* **DATA EXCERPT**:

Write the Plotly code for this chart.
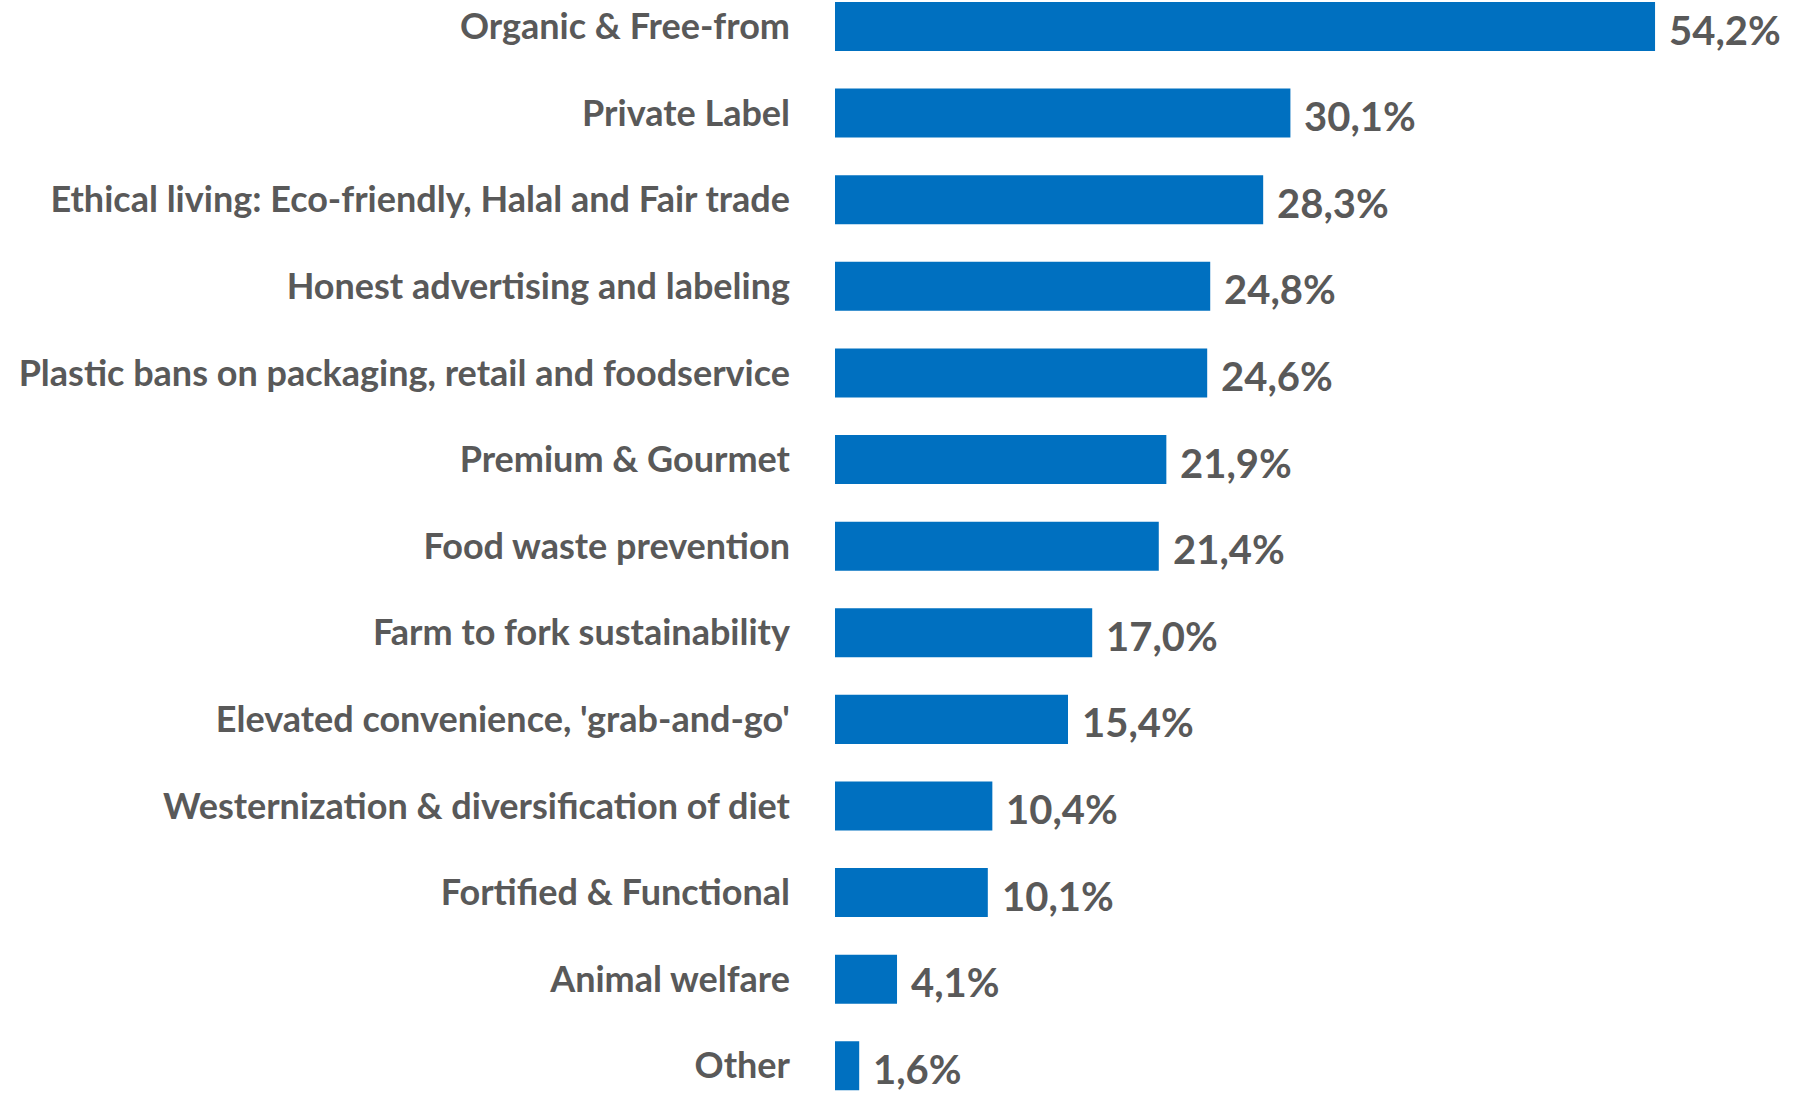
import plotly.graph_objects as go

categories = [
    "Organic & Free-from",
    "Private Label",
    "Ethical living: Eco-friendly, Halal and Fair trade",
    "Honest advertising and labeling",
    "Plastic bans on packaging, retail and foodservice",
    "Premium & Gourmet",
    "Food waste prevention",
    "Farm to fork sustainability",
    "Elevated convenience, 'grab-and-go'",
    "Westernization & diversification of diet",
    "Fortified & Functional",
    "Animal welfare",
    "Other",
]
values = [54.2, 30.1, 28.3, 24.8, 24.6, 21.9, 21.4, 17.0, 15.4, 10.4, 10.1, 4.1, 1.6]
value_labels = [f"{v:.1f}%".replace(".", ",") for v in values]

FONT = "Lato"
GREY = "#595959"
BLUE = "#0070C0"

fig = go.Figure(
    go.Bar(
        x=values,
        y=categories,
        orientation="h",
        marker=dict(color=BLUE, line=dict(width=0)),
        width=0.566,
        hoverinfo="skip",
    )
)

for c, v, t in zip(categories, values, value_labels):
    fig.add_annotation(
        x=v, y=c, text=t, showarrow=False, xanchor="left", yanchor="middle",
        xshift=12, yshift=-3,
        font=dict(family=FONT, size=40, color=GREY, weight="bold"),
    )

fig.update_layout(
    width=1811,
    height=1093,
    margin=dict(l=835, r=100, t=0, b=0),
    paper_bgcolor="white",
    plot_bgcolor="white",
    showlegend=False,
    xaxis=dict(range=[0, 876 / 15.13], visible=False, fixedrange=True),
    yaxis=dict(
        type="category",
        range=[12.314, -0.306],
        showgrid=False,
        zeroline=False,
        showline=False,
        ticks="",
        ticklabelstandoff=44,
        tickfont=dict(family=FONT, size=36, color=GREY, weight="bold"),
        automargin=False,
    ),
)

fig.write_html("out.html")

* **PROBLEM TO WORK ON**: Output the data above without changes, apart from leaving out the pictures.

* **COMPLETE RESPONSE**:
Write the Plotly code for this chart.
import plotly.graph_objects as go

categories = [
    "Organic & Free-from",
    "Private Label",
    "Ethical living: Eco-friendly, Halal and Fair trade",
    "Honest advertising and labeling",
    "Plastic bans on packaging, retail and foodservice",
    "Premium & Gourmet",
    "Food waste prevention",
    "Farm to fork sustainability",
    "Elevated convenience, 'grab-and-go'",
    "Westernization & diversification of diet",
    "Fortified & Functional",
    "Animal welfare",
    "Other",
]
values = [54.2, 30.1, 28.3, 24.8, 24.6, 21.9, 21.4, 17.0, 15.4, 10.4, 10.1, 4.1, 1.6]
value_labels = [f"{v:.1f}%".replace(".", ",") for v in values]

FONT = "Lato"
GREY = "#595959"
BLUE = "#0070C0"

fig = go.Figure(
    go.Bar(
        x=values,
        y=categories,
        orientation="h",
        marker=dict(color=BLUE, line=dict(width=0)),
        width=0.566,
        hoverinfo="skip",
    )
)

for c, v, t in zip(categories, values, value_labels):
    fig.add_annotation(
        x=v, y=c, text=t, showarrow=False, xanchor="left", yanchor="middle",
        xshift=12, yshift=-3,
        font=dict(family=FONT, size=40, color=GREY, weight="bold"),
    )

fig.update_layout(
    width=1811,
    height=1093,
    margin=dict(l=835, r=100, t=0, b=0),
    paper_bgcolor="white",
    plot_bgcolor="white",
    showlegend=False,
    xaxis=dict(range=[0, 876 / 15.13], visible=False, fixedrange=True),
    yaxis=dict(
        type="category",
        range=[12.314, -0.306],
        showgrid=False,
        zeroline=False,
        showline=False,
        ticks="",
        ticklabelstandoff=44,
        tickfont=dict(family=FONT, size=36, color=GREY, weight="bold"),
        automargin=False,
    ),
)

fig.write_html("out.html")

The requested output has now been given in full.